Due to very steep angle, towline will have a very sharp angle at fairlead of ship as well as tug, which will cause excessive chaffing, fusing/melting of line, which may even part the towline.
When tug is pulling at very close distance to ships hull, the propeller wash of tug will tend to push the ship, thus reducing the effectiveness of tugs pull. This called wash effect. Wash effect will be even stronger when there is very less UKC.
Most important: The force on towline will be very high even more than the SWL of towline when vertical angle is less than 30 degress. Ideally vertical angle should be more than 40 deg. As can be seen with below table, if tug is pulling with horizontal force F, The force on Towline(Tf) can is 1.5 time at 40 deg, 2 times at 30 deg, 3 times at 20 deg and 6 times at 10 deg. So if tug is at half pull(abt 30ton), the force on towline at 20 deg angle is 90 tons, at full pull(45ton BP tug) this force will be 45X3=135 tons, much more than SWL of line, hence line will part at full pull.
How to estimate towline length to be given for 45 deg angle
L=Towline length from ship fairlead to tug fairlead = Freeboard/Cos 45 = Freboard/0.7 = 1.4 X freeboard.
Hence total length of towline should include from fairlead to fairlead about 1.4 times freeboard plus additional length for ships fairlead to bollard and tugs fairlead to bollard(about 15 mtr)
Total line to be given by tug should be = 1.4 X freeboard + 15 mtr.

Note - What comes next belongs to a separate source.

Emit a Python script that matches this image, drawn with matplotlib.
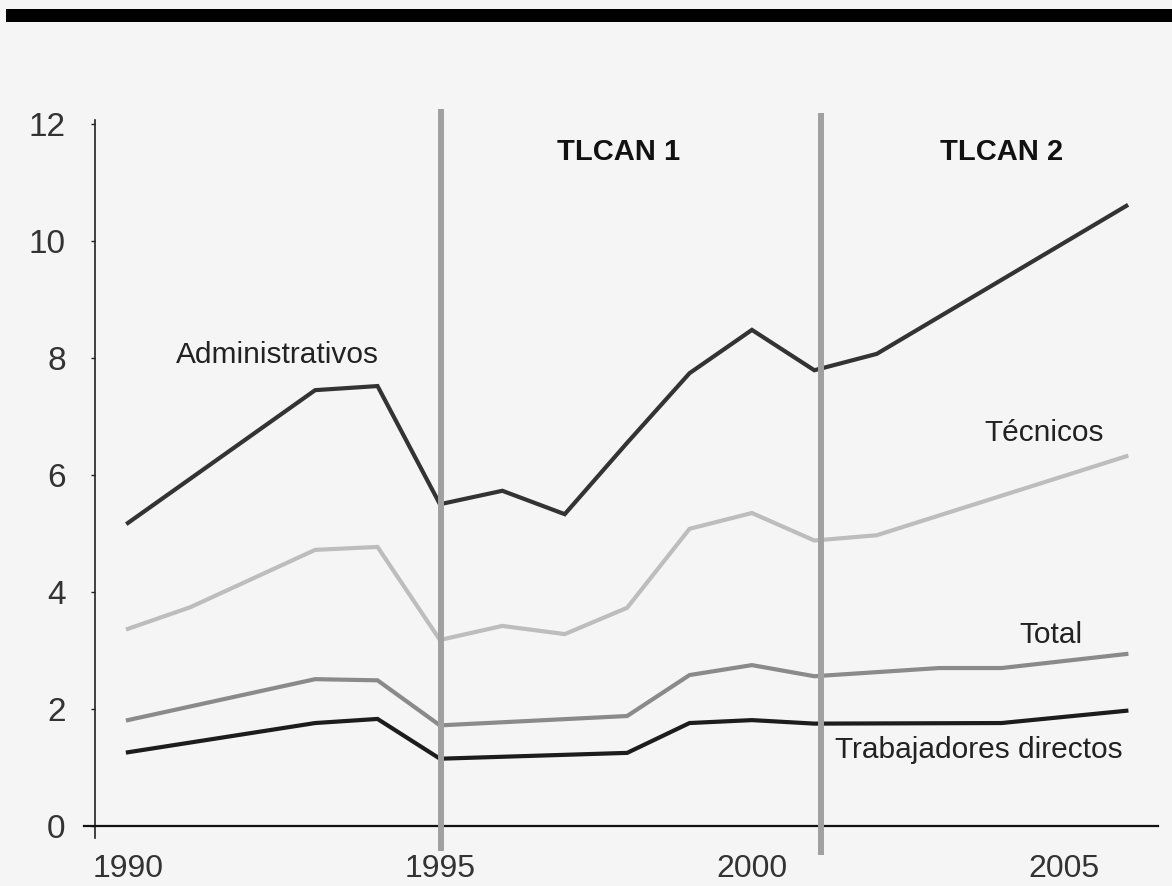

Ex" for 10 mtr freboard(183 m vl in ballast), total length reqd=1.4 X 10 + 15 = 29 mtr
Ex" for 13 mtr freboard(230 m vl in ballast), total length reqd=1.4 X 13 + 15 = 33 mtr
Ex" for 14 mtr freboard(250 m vl in ballast), total length reqd=1.4 X 14 + 15 = 35 mtr
4. While vessel is falling back or approaching jetty, tug master should remain very alert, tug should be ready for push/pull at 90 deg. Normally if vessel is swinging toward jetty of moving fast toward jetty, an experienced tug master should predict that now pilot is going to give pull order and he should be ready for the same. similar way if vessel is swinging to starboard, an expererinced tug master will predict that pilot will give pushing order and he should be ready for the same. Same way in NE'ly wind experienced tug master will always predict that pilot ids going to give pull orders again and again and and tug should always be ready for pulling. Little bit experience and alertness of tug master makes the movement much simpler for pilot and makes it a very good team work.
5. While changing positions from push to pull, Tug master must ensure there is no sudden jerk on towline. Tug should be steady and not yawing, if tug is yawing, the towline will chaff against the fairlead of tug and towline may part.